Uniformity depends critically on maintaining the separation at exactly the coil radius and distributing current evenly across each turn. Deviations introduce gradients and degrade the central flat region. For applications that require even greater uniformity, designers may employ additional coils in what are called Maxwell or Golay configurations, yet the standard Helmholtz pair remains an elegant compromise between simplicity and performance. Heat dissipation also merits consideration, as resistive losses scale with the square of current. Many coils are wound with thick copper wire and mounted on heat‑conducting supports to prevent insulation damage during prolonged operation. Some setups use water cooling or pulsed currents to reach higher fields without overheating.

Example Fields

The table below illustrates typical field strengths achievable with laboratory‑scale Helmholtz coils. Values assume perfect geometry and steady currents:

Radius (m)	Turns	Current (A)	Field (mT)
0.10	50	1.0	45.0
0.25	100	2.0	57.1
0.50	200	5.0	71.4

In practice, minor discrepancies arise from lead resistance, coil spacing errors, and nearby ferromagnetic materials. Nonetheless, these values demonstrate how modest currents through sizable coils can produce tens of milliteslas, substantially stronger than Earth's roughly 50 microtesla background. Such strength enables fine manipulation of spin dynamics and electron trajectories without resorting to bulky iron‑cored electromagnets.

Beyond the Center

While the field is exceptionally uniform near the center, it gradually declines and becomes nonuniform as one moves outward. Engineers often calculate the percentage deviation relative to the central value to delineate the usable volume. For a standard pair, the field remains within 1% uniformity up to about 0.15R from the center. The calculator provided here focuses on the central value, yet understanding the spatial variation is essential when designing experiments that occupy significant volume. Numerical simulations or higher‑order series expansions can predict the full field map, revealing how eddy currents, component tolerances, and mutual inductance modify the ideal picture.
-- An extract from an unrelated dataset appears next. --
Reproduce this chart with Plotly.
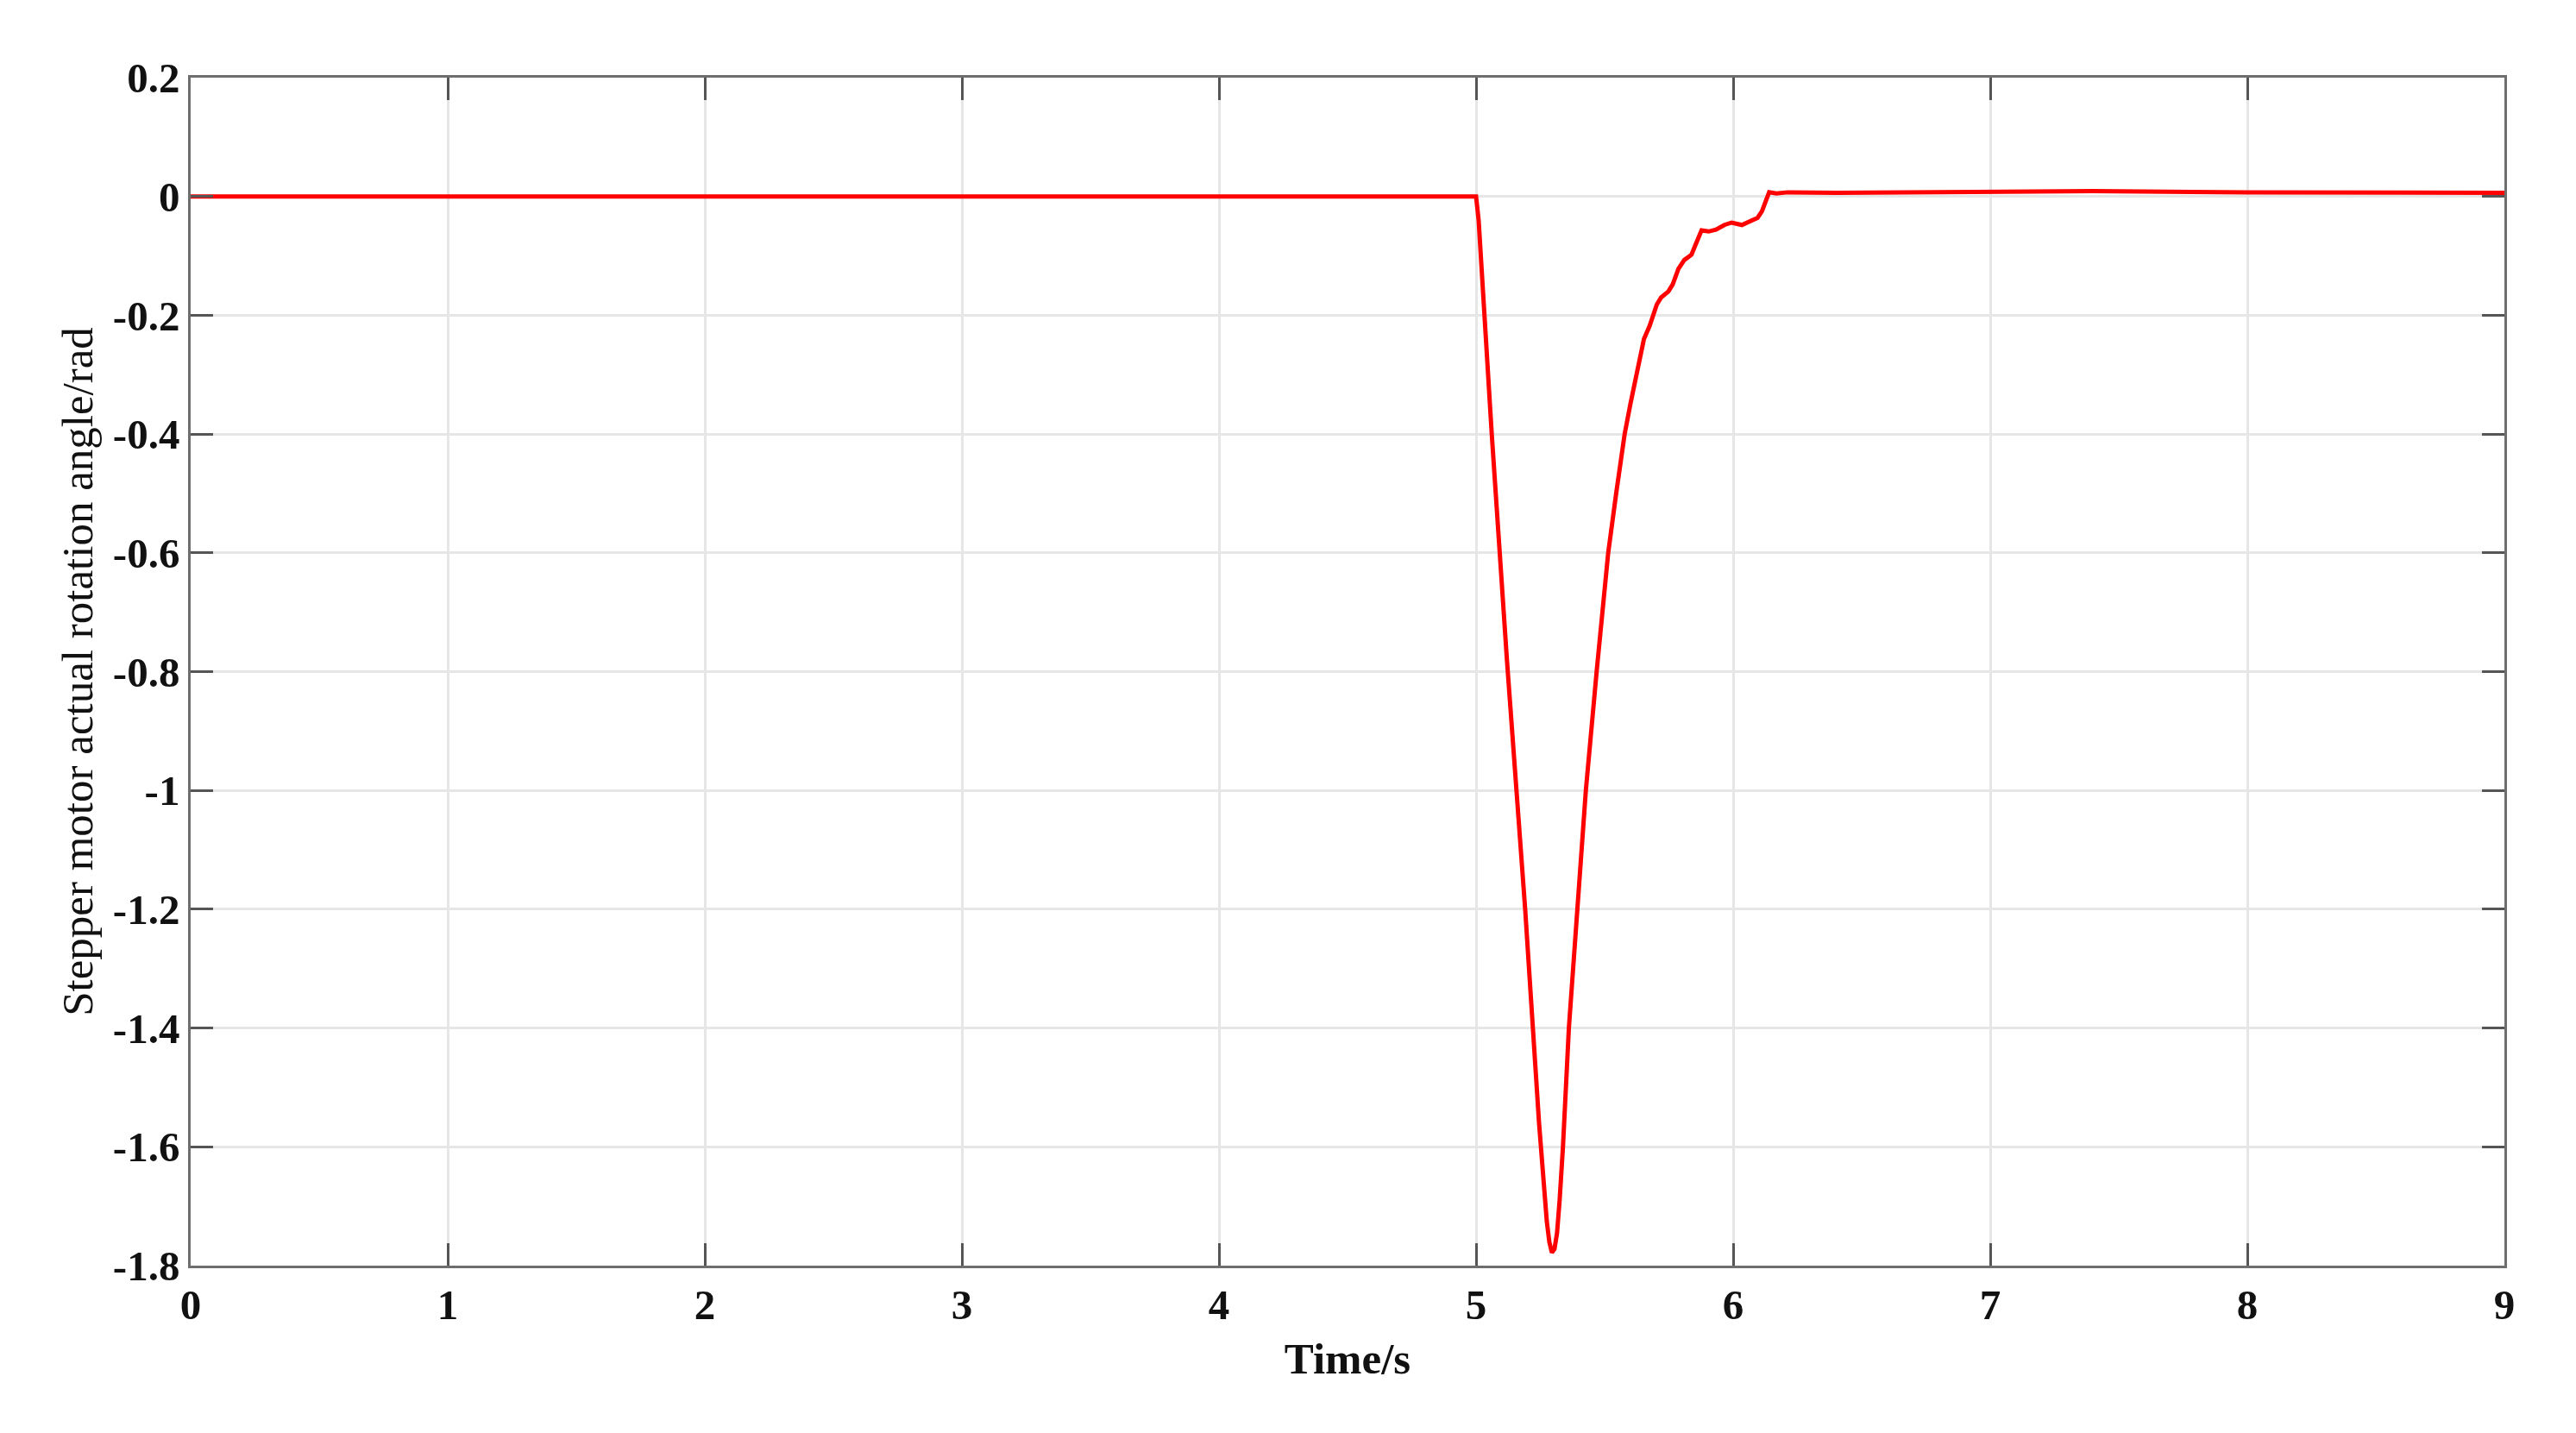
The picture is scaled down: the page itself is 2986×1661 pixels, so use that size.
import plotly.graph_objects as go

# Time (s) and stepper motor actual rotation angle (rad)
time_s = [0, 5.0, 5.01, 5.061, 5.12, 5.191, 5.245, 5.262, 5.275, 5.285, 5.295, 5.305,
          5.315, 5.325, 5.338, 5.361, 5.393, 5.427, 5.469, 5.514, 5.545, 5.578, 5.60,
          5.625, 5.653, 5.675, 5.703, 5.72, 5.748, 5.765, 5.787, 5.81, 5.838, 5.854,
          5.877, 5.905, 5.933, 5.966, 5.994, 6.034, 6.062, 6.095, 6.112, 6.14, 6.168,
          6.213, 6.403, 7.0, 7.4, 8.0, 9.0]
angle_rad = [0, 0, -0.04, -0.4, -0.78, -1.2, -1.56, -1.66, -1.725, -1.76, -1.778, -1.772,
             -1.745, -1.69, -1.6, -1.4, -1.2, -1.0, -0.8, -0.6, -0.5, -0.4, -0.35,
             -0.295, -0.24, -0.218, -0.182, -0.17, -0.16, -0.148, -0.122, -0.107, -0.098,
             -0.081, -0.057, -0.059, -0.056, -0.048, -0.044, -0.048, -0.043, -0.036,
             -0.025, 0.007, 0.005, 0.007, 0.006, 0.007, 0.009, 0.007, 0.006]

x_ticks = [0, 1, 2, 3, 4, 5, 6, 7, 8, 9]
x_ticklabels = ["0", "1", "2", "3", "4", "5", "6", "7", "8", "9"]
y_ticks = [0.2, 0, -0.2, -0.4, -0.6, -0.8, -1.0, -1.2, -1.4, -1.6, -1.8]
y_ticklabels = ["0.2", "0", "-0.2", "-0.4", "-0.6", "-0.8", "-1", "-1.2", "-1.4", "-1.6", "-1.8"]

FONT = "Liberation Serif"

fig = go.Figure()
fig.add_trace(go.Scatter(x=time_s, y=angle_rad, mode="lines",
                         line=dict(color="#ff0000", width=5, shape="linear"),
                         showlegend=False))

axis_common = dict(
    showline=True, linecolor="#6e6e6e", linewidth=2.5, mirror="ticks",
    ticks="inside", ticklen=26, tickwidth=2.5, tickcolor="#555555",
    showgrid=True, gridcolor="#e6e6e6", gridwidth=2.5, zeroline=False,
    tickfont=dict(family=FONT, size=49, color="#111111", weight="bold"),
)

fig.update_xaxes(range=[0, 9], tickvals=x_ticks, ticktext=x_ticklabels,
                 title=dict(text="Time/s", font=dict(family=FONT, size=51, color="#111111", weight="bold"),
                            standoff=18),
                 **axis_common)
fig.update_yaxes(range=[-1.8, 0.2], tickvals=y_ticks, ticktext=y_ticklabels,
                 title=dict(text="Stepper motor actual rotation angle/rad",
                            font=dict(family=FONT, size=51, color="#111111"), standoff=8),
                 **axis_common)

fig.update_layout(
    width=2986, height=1661,
    margin=dict(l=213, r=91, t=82, b=202, autoexpand=False),
    paper_bgcolor="white", plot_bgcolor="white",
)

fig.write_html("out.html")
Helmholtz coils also serve educational purposes in electromagnetism courses. By varying the current and observing the effect on compasses or Hall sensors, students directly witness the proportionality in the formula. Switching the current direction flips the field, illustrating vector direction. When combined with lasers or atomic beams, the coils enable demonstrations of Zeeman splitting and spin precession. These experiments underscore the profound relationship between electricity and magnetism encapsulated by Maxwell's equations and help develop intuition about magnetic field lines and potentials.
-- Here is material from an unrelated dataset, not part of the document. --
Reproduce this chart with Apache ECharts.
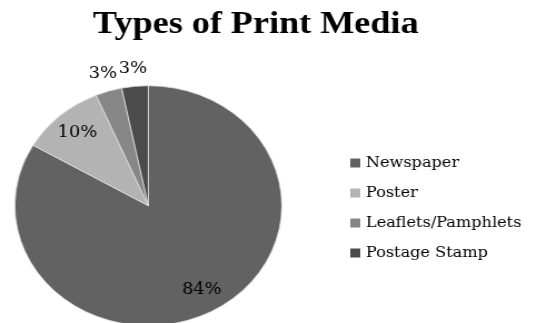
<!DOCTYPE html>
<html>
<head>
<meta charset="utf-8">
<script src="https://cdn.jsdelivr.net/npm/echarts@6/dist/echarts.min.js"></script>
<style>
html,body{margin:0;padding:0;background:#fff;overflow:hidden;}
#c{width:481px;height:323px;transform:scaleX(1.112);transform-origin:0 0;}
</style>
</head>
<body>
<div id="c"></div>
<script>
var categories = ['Newspaper', 'Poster', 'Leaflets/Pamphlets', 'Postage Stamp'];
var values = [83.4, 10.2, 3.2, 3.2];
var colors = ['#626262', '#b3b3b3', '#878787', '#4b4b4b'];
var insideLabelled = ['Newspaper', 'Poster'];

var chart = echarts.init(document.getElementById('c'), null, {renderer: 'canvas'});

function buildData(visibleFn) {
  return categories.map(function (name, i) {
    return {name: name, value: values[i], label: {show: visibleFn(name)}};
  });
}

var center = [133.4, 205.7];
var labelStyle = {
  formatter: '{d}%', position: 'inside', color: '#000',
  fontFamily: 'DejaVu Serif', fontSize: 16, fontWeight: 'normal', rotate: 0
};

chart.setOption({
  animation: false,
  backgroundColor: '#fff',
  color: colors,
  title: {
    text: 'Types of Print Media',
    left: 225, top: 3.5, textAlign: 'center',
    textStyle: {fontFamily: 'Liberation Serif', fontWeight: 'bold', fontSize: 32.5, color: '#000'}
  },
  legend: {
    orient: 'vertical', left: 315, top: 154, padding: 0,
    data: categories, icon: 'rect', itemWidth: 9, itemHeight: 9, itemGap: 12,
    itemStyle: {borderWidth: 0},
    textStyle: {fontFamily: 'DejaVu Serif', fontSize: 14.5, color: '#000', lineHeight: 18},
    selectedMode: false
  },
  series: [
    {
      type: 'pie', center: center, radius: [0, 120], startAngle: 90, clockwise: true,
      percentPrecision: 0, silent: true,
      label: {show: false}, labelLine: {show: false},
      itemStyle: {borderColor: '#e0e0e0', borderWidth: 0.8},
      data: categories.map(function (n, i) { return {name: n, value: values[i]}; })
    },
    {
      type: 'pie', center: center, radius: [67, 120], startAngle: 90, clockwise: true,
      percentPrecision: 0, silent: true,
      itemStyle: {color: 'rgba(0,0,0,0)', borderWidth: 0},
      label: labelStyle, labelLine: {show: false},
      data: buildData(function (n) { return insideLabelled.indexOf(n) >= 0; })
    },
    {
      type: 'pie', center: center, radius: [120, 150], startAngle: 90, clockwise: true,
      percentPrecision: 0, silent: true,
      itemStyle: {color: 'rgba(0,0,0,0)', borderWidth: 0},
      label: labelStyle, labelLine: {show: false},
      data: buildData(function (n) { return insideLabelled.indexOf(n) < 0; })
    }
  ]
});
</script>
</body>
</html>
Despite their simple appearance, designing reliable Helmholtz coils invites interdisciplinary considerations. Mechanical rigidity ensures coil alignment. Electrical design involves choosing wire gauges, estimating resistive heating, and selecting power supplies capable of stable output. Thermal engineering addresses heat removal, while magnetic modeling evaluates field uniformity. The calculator on this page abstracts those complexities by focusing on the central field, providing a starting point for experimenters. Armed with an estimate, builders can then refine their designs, ensuring the coils deliver the uniform magnetism required for precise scientific exploration.